Sonic From Lithuania, joined Jan 2000, 1670 posts, RR: 0
Reply 2, posted (13 years 7 months 1 week 3 days 21 hours ago) and read 3023 times:
Well, we don't know how much generations of 747 there will be. If SonicCruiser will fail/won't be built, I think there will be still new 747 to compete the A346 and A380. If Sonic Cruiser will be succesful, perhaps Boeing will decide to create a bigger Sonic Cruiser instead of another 747.

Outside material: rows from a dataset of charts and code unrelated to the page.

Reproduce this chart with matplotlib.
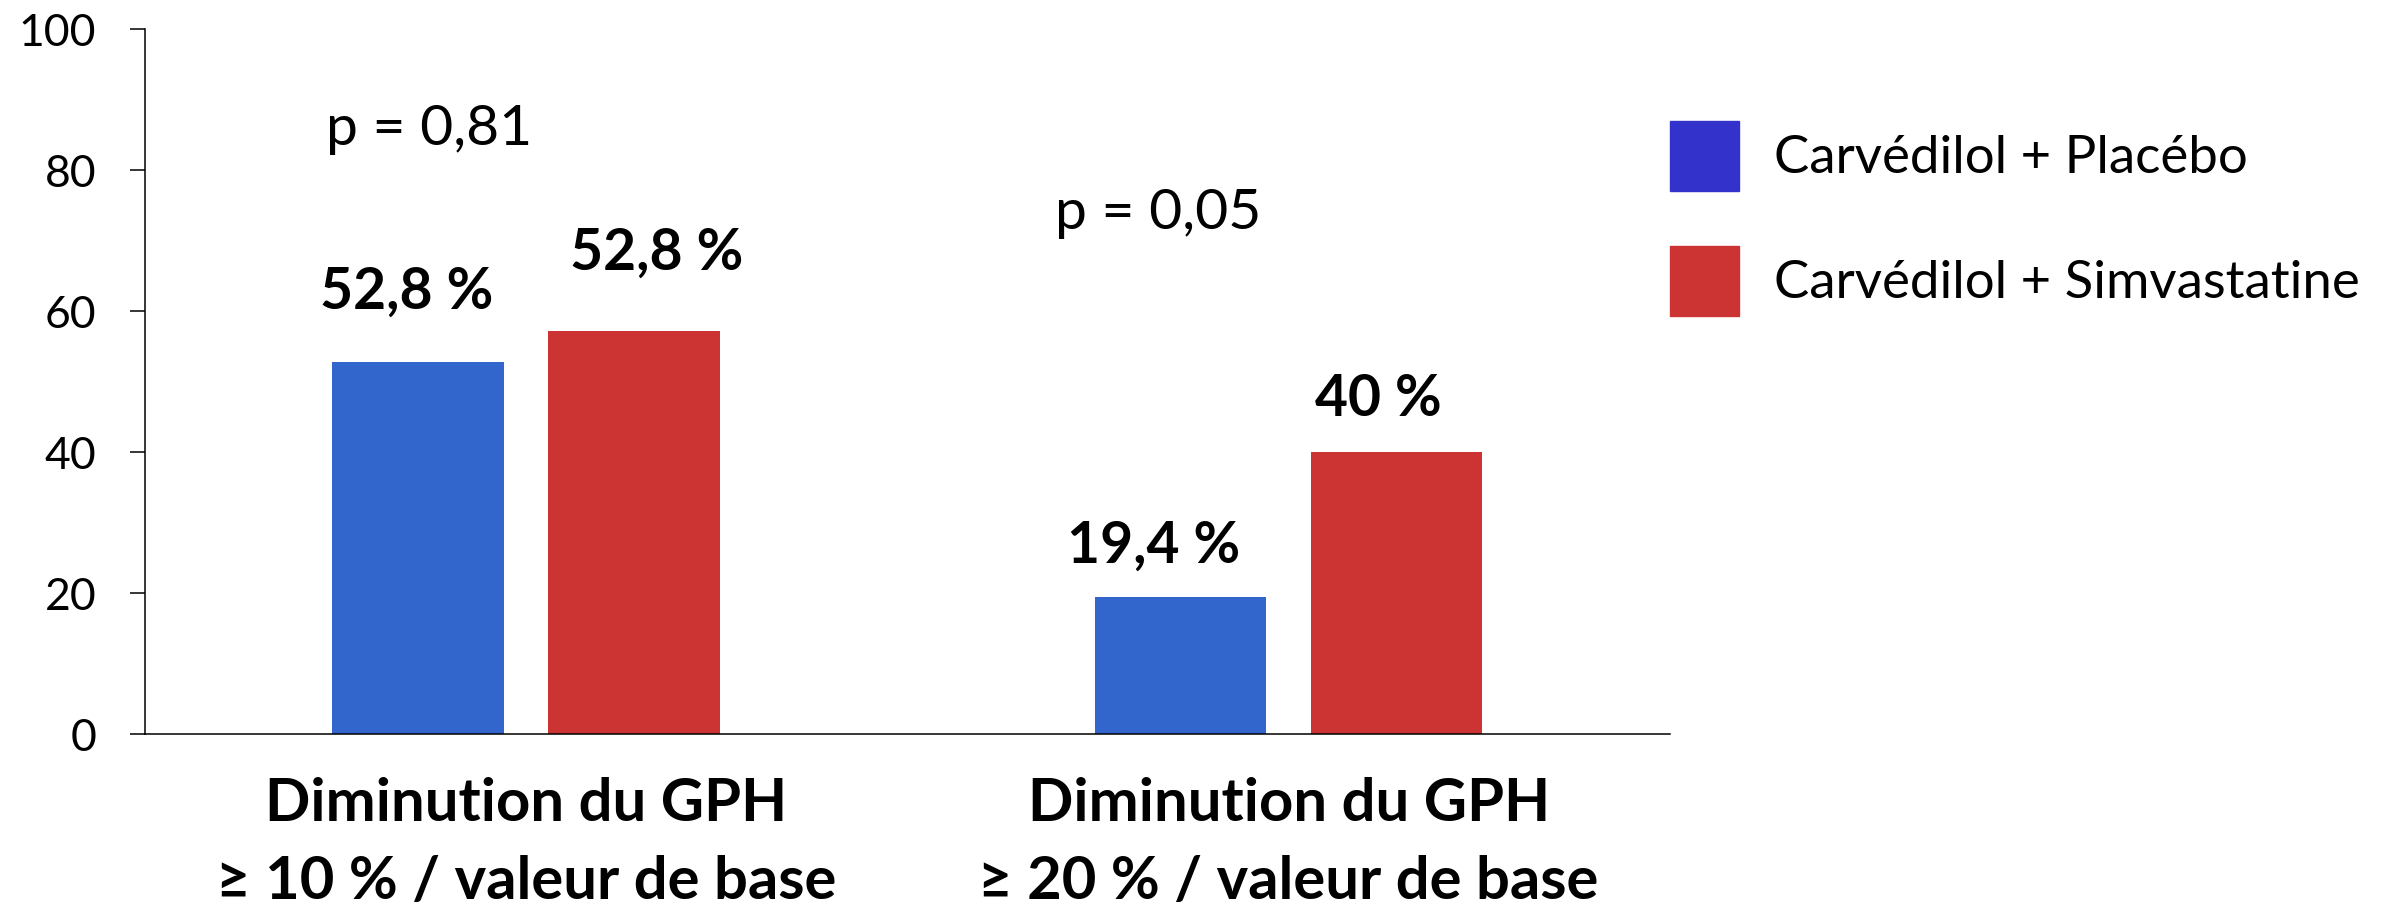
import numpy as np
import matplotlib
matplotlib.use("Agg")
import matplotlib.pyplot as plt
from matplotlib.patches import Patch

plt.rcParams["font.family"] = ["Lato", "DejaVu Sans"]

categories = ["Diminution du GPH\n≥ 10 % / valeur de base",
              "Diminution du GPH\n≥ 20 % / valeur de base"]
series = ["Carvédilol + Placébo", "Carvédilol + Simvastatine"]
placebo = [52.8, 19.5]
simva = [57.1, 40.0]
placebo_labels = ["52,8 %", "19,4 %"]
simva_labels = ["52,8 %", "40 %"]
p_values = ["p = 0,81", "p = 0,05"]

bar_blue = "#3366CC"
bar_red = "#CC3333"
leg_blue = "#3333CC"
leg_red = "#CC3333"

fig = plt.figure(figsize=(23.92, 9.07), dpi=100)
ax = fig.add_axes([0.0606, 0.1907, 0.6375, 0.7773])

x = np.arange(len(categories))
w = 0.225
off = 0.1417
ax.bar(x - off, placebo, w, color=bar_blue)
ax.bar(x + off, simva, w, color=bar_red)

# value labels above bars
lab_dx_p = [-0.015, -0.035]
lab_dx_s = [0.030, -0.024]
lab_gap_p = [9.8, 7.1]
lab_gap_s = [11.1, 7.4]
for i in range(len(categories)):
    ax.text(x[i] - off + lab_dx_p[i], placebo[i] + lab_gap_p[i], placebo_labels[i],
            ha="center", va="center", fontsize=41, fontweight="bold")
    ax.text(x[i] + off + lab_dx_s[i], simva[i] + lab_gap_s[i], simva_labels[i],
            ha="center", va="center", fontsize=41, fontweight="bold")

p_x = [-0.128, 0.829]
p_y = [85.7, 73.8]
for i in range(len(p_values)):
    ax.text(p_x[i], p_y[i], p_values[i], ha="center", va="center", fontsize=41)

ax.set_xlim(-0.5, 1.5)
ax.set_ylim(0, 100)
ax.set_yticks(np.arange(0, 101, 20))
ax.set_xticks(x)
ax.set_xticklabels(categories, fontsize=43, fontweight="bold", linespacing=1.55)
ax.tick_params(axis="x", length=0, pad=31)
ax.tick_params(axis="y", length=11, width=1.1, pad=24, labelsize=32)

for s in ["top", "right"]:
    ax.spines[s].set_visible(False)
ax.spines["left"].set_linewidth(1.1)
ax.spines["bottom"].set_linewidth(1.1)

handles = [Patch(color=leg_blue), Patch(color=leg_red)]
fig.legend(handles, series, loc="upper left", bbox_to_anchor=(0.698, 0.867),
           frameon=False, fontsize=38, borderpad=0, borderaxespad=0,
           handlelength=1.31, handleheight=1.66, handletextpad=0.66,
           labelspacing=1.05)

fig.savefig("out.png", dpi=100)
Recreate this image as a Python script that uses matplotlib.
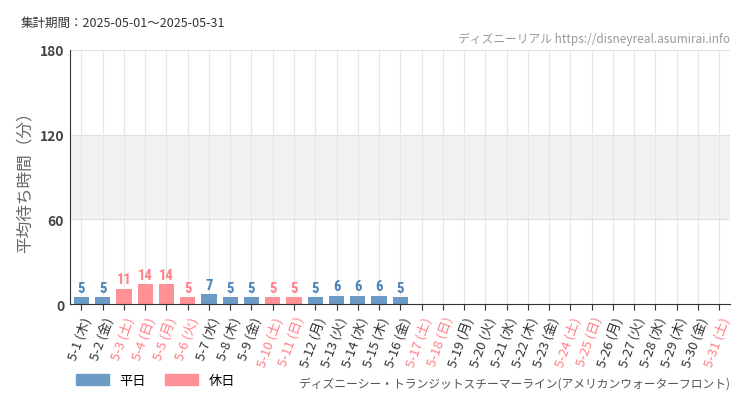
import matplotlib
matplotlib.use("Agg")
import matplotlib.pyplot as plt
from matplotlib.patches import Patch

plt.rcParams['font.family'] = ['Noto Sans CJK JP', 'DejaVu Sans']

days = list(range(1, 32))
weekdays = ['木','金','土','日','月','火','水','木','金','土','日','月','火','水','木','金',
            '土','日','月','火','水','木','金','土','日','月','火','水','木','金','土']
values = [5,5,11,14,14,5,7,5,5,5,5,5,6,6,6,5] + [None]*15
holidays = [3,4,5,6,10,11,17,18,24,25,31]

BLUE = '#6b9ac4'
RED = '#ff9096'
RED_T = '#ff7f86'

fig = plt.figure(figsize=(7.5, 4.1), dpi=100)
ax = fig.add_axes([0.093, 0.256, 0.880, 0.620])
ax.axhspan(60, 120, color='#f2f2f2', zorder=0)
for y in (60, 120, 180):
    ax.axhline(y, color='#e0e0e0', lw=0.8, zorder=1)
for i in range(len(days)):
    ax.axvline(i, color='#e6e6e6', lw=0.8, zorder=1)

for i, (d, v) in enumerate(zip(days, values)):
    if v is None:
        continue
    c = RED if d in holidays else BLUE
    tc = RED_T if d in holidays else '#4a80b8'
    ax.bar(i, v, width=0.72, color=c, zorder=2)
    ax.text(i, v + 1.5, str(v), ha='center', va='bottom', color=tc, fontsize=10.5,
            family=['Roboto Condensed', 'Roboto', 'DejaVu Sans'], fontweight='bold', zorder=3)

ax.set_xlim(-0.55, len(days) - 0.5)
ax.set_ylim(0, 180)
ax.set_yticks([0, 60, 120, 180])
ax.set_yticklabels(['0', '60', '120', '180'], fontweight='bold', color='#444444', fontsize=10)
ax.set_xticks(range(len(days)))
ax.set_xticklabels([f'5-{d} ({w})' for d, w in zip(days, weekdays)], rotation=70,
                   ha='right', rotation_mode='anchor', fontsize=9.5)
for lbl, d in zip(ax.get_xticklabels(), days):
    lbl.set_color(RED_T if d in holidays else '#333333')
ax.tick_params(axis='y', length=0, pad=4)
ax.tick_params(axis='x', length=4, color='#333333')
for s in ('top', 'right'):
    ax.spines[s].set_visible(False)
ax.spines['left'].set_color('#333333')
ax.spines['bottom'].set_color('#333333')
ax.set_ylabel('平均待ち時間（分）', color='#666666', fontsize=12)

fig.text(0.027, 0.935, '集計期間：2025-05-01～2025-05-31', fontsize=9, color='#333333')
fig.text(0.973, 0.895, 'ディズニーリアル https://disneyreal.asumirai.info', fontsize=8.5,
         color='#999999', ha='right')
fig.text(0.973, 0.055, 'ディズニーシー・トランジットスチーマーライン(アメリカンウォーターフロント)',
         fontsize=8.5, color='#555555', ha='right')
fig.legend(handles=[Patch(color=BLUE, label='平日'), Patch(color=RED, label='休日')],
           loc='lower left', bbox_to_anchor=(0.085, 0.025), ncol=2, frameon=False,
           fontsize=9.5, handlelength=2.5, handleheight=0.9, columnspacing=1.5)
fig.savefig('out.png', dpi=100)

PSU_DTW_SCE From , joined Dec 1969, posts, RR:
Reply 5, posted (13 years 7 months 1 week 3 days 20 hours ago) and read 2980 times:
Umm....Where'd this idea come from????? They're still in production, so don't even bring it up til they aren't being produced anymore, which won't be for a good while, til Boeing develops something else, and even then..it'll still be around for a while.
Climbout From , joined Dec 1969, posts, RR:
Reply 6, posted (13 years 7 months 1 week 3 days 20 hours ago) and read 2972 times:
I would rather see more 744's in the future than that scary looking Sonic Cruiser. I'm sure the Sonic Cruiser will be nice to fly in but I just don't like the way it looks on the outside, with those horn looking wings on the front.
Na From Germany, joined Dec 1999, 11014 posts, RR: 9
Reply 15, posted (13 years 7 months 1 week 3 days 12 hours ago) and read 2858 times:
I don´t think I´ll see that during my lifetime. There is a chance that there will still be some 747s flying when all the other current types Boeing is building are already history. The 747 is a perfect goverment aircraft which usually have very low mileage on the clock. Think about the USAF Laser-platform to be built. When they fly in a few years, won´t you expect them to have a similarly long life like the B-52? That would mean don´t expect the mighty 747 to be gone before 2050.
Jwenting From Netherlands, joined Apr 2001, 10213 posts, RR: 17
Reply 16, posted (13 years 7 months 1 week 3 days 11 hours ago) and read 2857 times:
commercial life of an airliner is around 30-50 years (not always with the same airline, many end up in the 3rd world or with cargolines after a decade or two).
As the 747 is still in production (and as someone pointed out, will probably be for another 30 years), that means someone, somewhere will probably be flying them for another 80 years.
Heck, there are Ju-52s and DC-2s still flying that were taken out of production in the early 1940s, about 60 years ago.
Alessandro From , joined Dec 1969, posts, RR:
Reply 21, posted (13 years 7 months 1 week 3 days 4 hours ago) and read 2795 times:
Is it fair to say that an prop-plane have a longer life-span than a jet-plane? One thing that puzzles me is that
Tupolev and Iljysin never built a passenger double-decker, Tupolev 144went to compete with the Concorde (and failed),
but why wasn´t any Russian double decker planned?